Under Alexis the Russian theater had given only private performances. Peter licensed a theater on the Red Square and opened it to the public; he imported German players, who presented fifteen tragedies and comedies, including some of Molière. Foreign musicians were brought in to provide orchestras; the sonata and the concerto were introduced into Russia, and Russian secular music took European forms of harmony and counterpoint. Peter commissioned the purchase of paintings and statues, chiefly Italian, gathered these and other works into a museum of art in St. Petersburg, opened the museum to all visitors without charge, and had refreshments served to them. 27 Foreign painters came to paint portraits in Western style. Some churches were built during the reigns of Alexis, hardly any under Peter; architects now found it more profitable to build palaces.
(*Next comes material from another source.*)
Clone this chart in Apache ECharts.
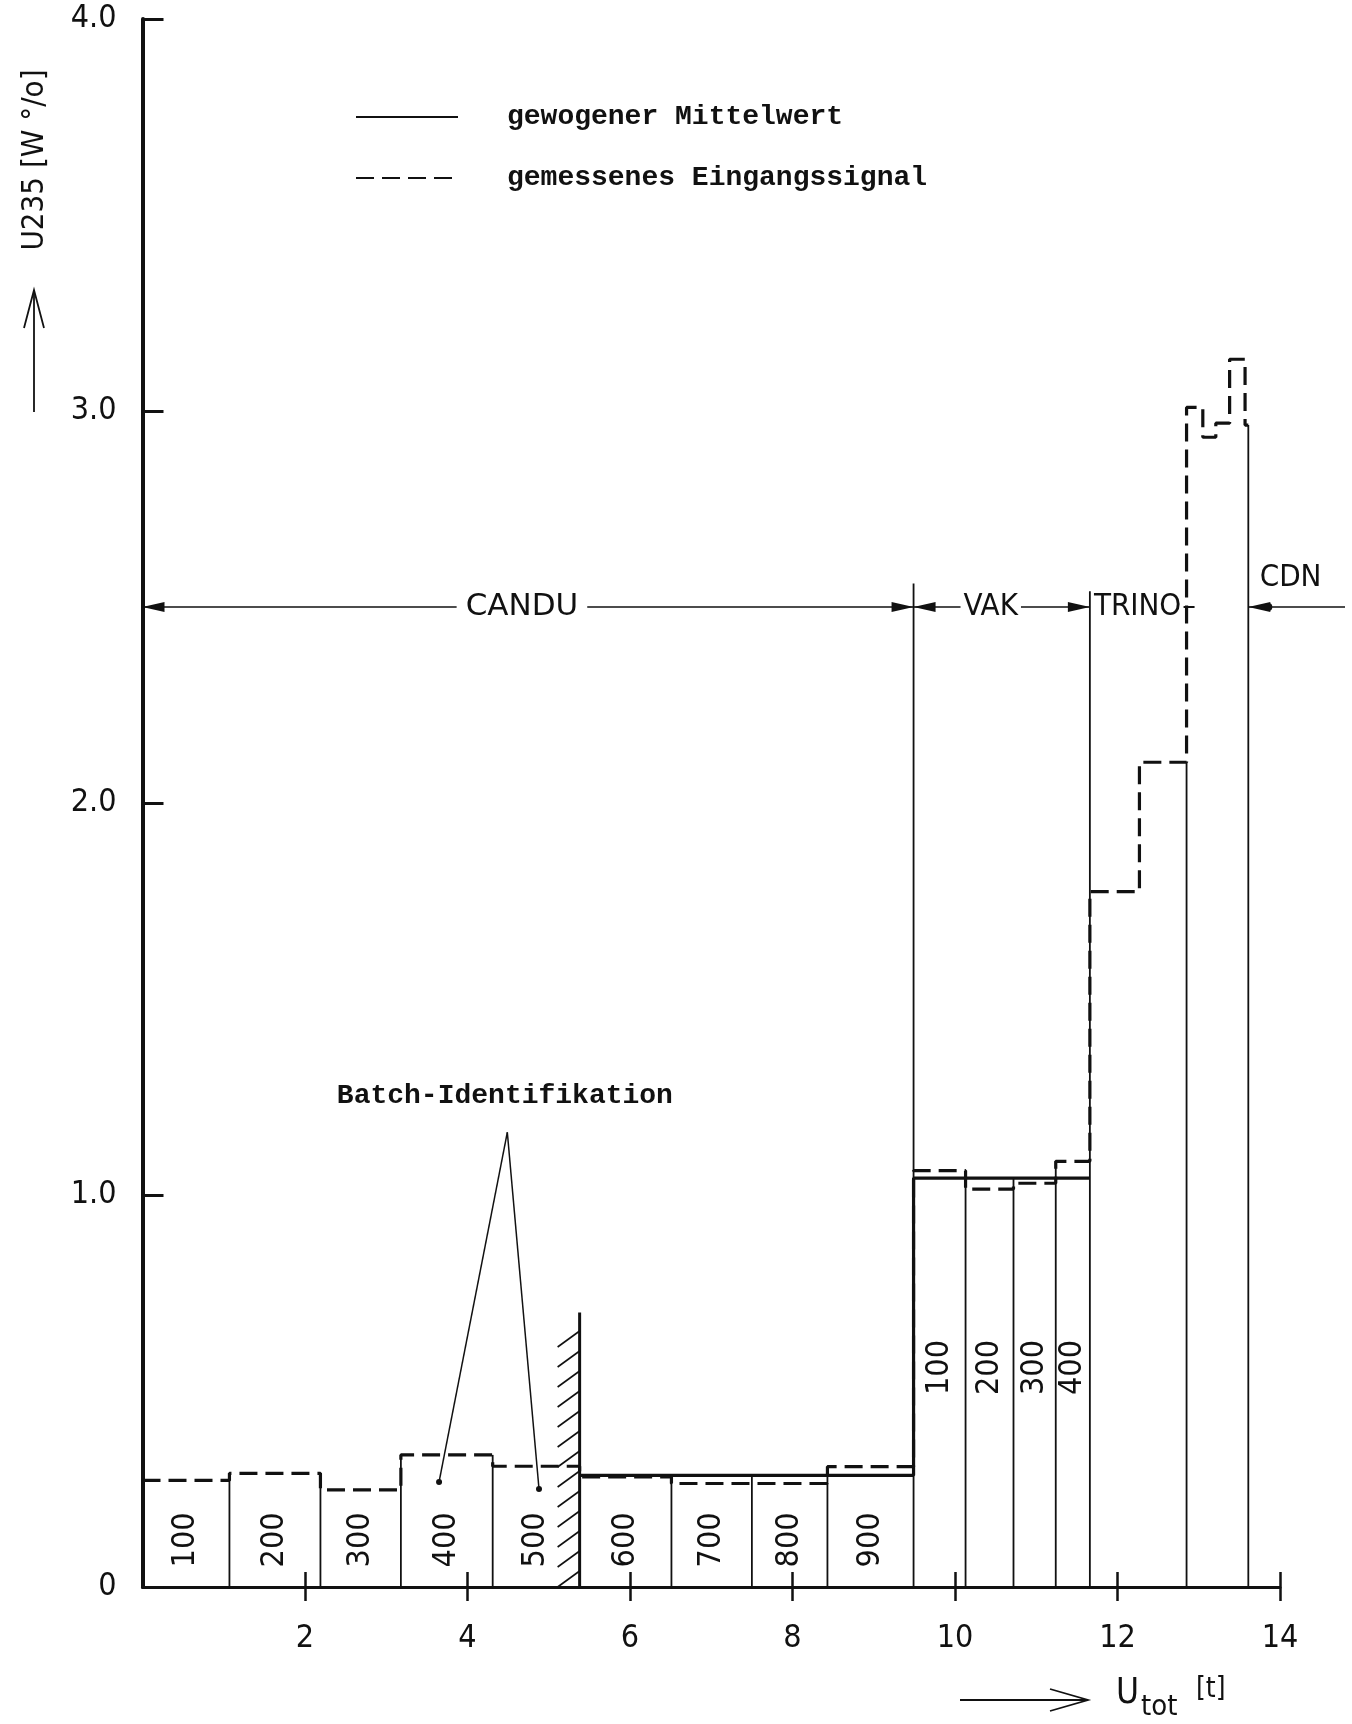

No great literature flowered during this uprooting revolution; time would be needed before the stimulus of Peter would be felt in poetry. One brave book appeared in the year before Peter’s death. Ivan Possoshkov’s Book of Poverty and Wealth chided the Russians for barbarism and illiteracy, and strongly supported the Czar’s reforms. “Unhappily,” it said, “our great monarch is almost alone, with ten others, in pulling upwards, while millions of individuals pull downwards.” 28 Ivan denounced the oppression of the peasantry, demanded an impartial administration of justice by courts free from class domination, and shocked the Czar by asking that representatives of all classes be brought together to write a new constitution and code of laws for Russia. A few months after Peter’s death Possoshkov was arrested; he died in prison in 1726.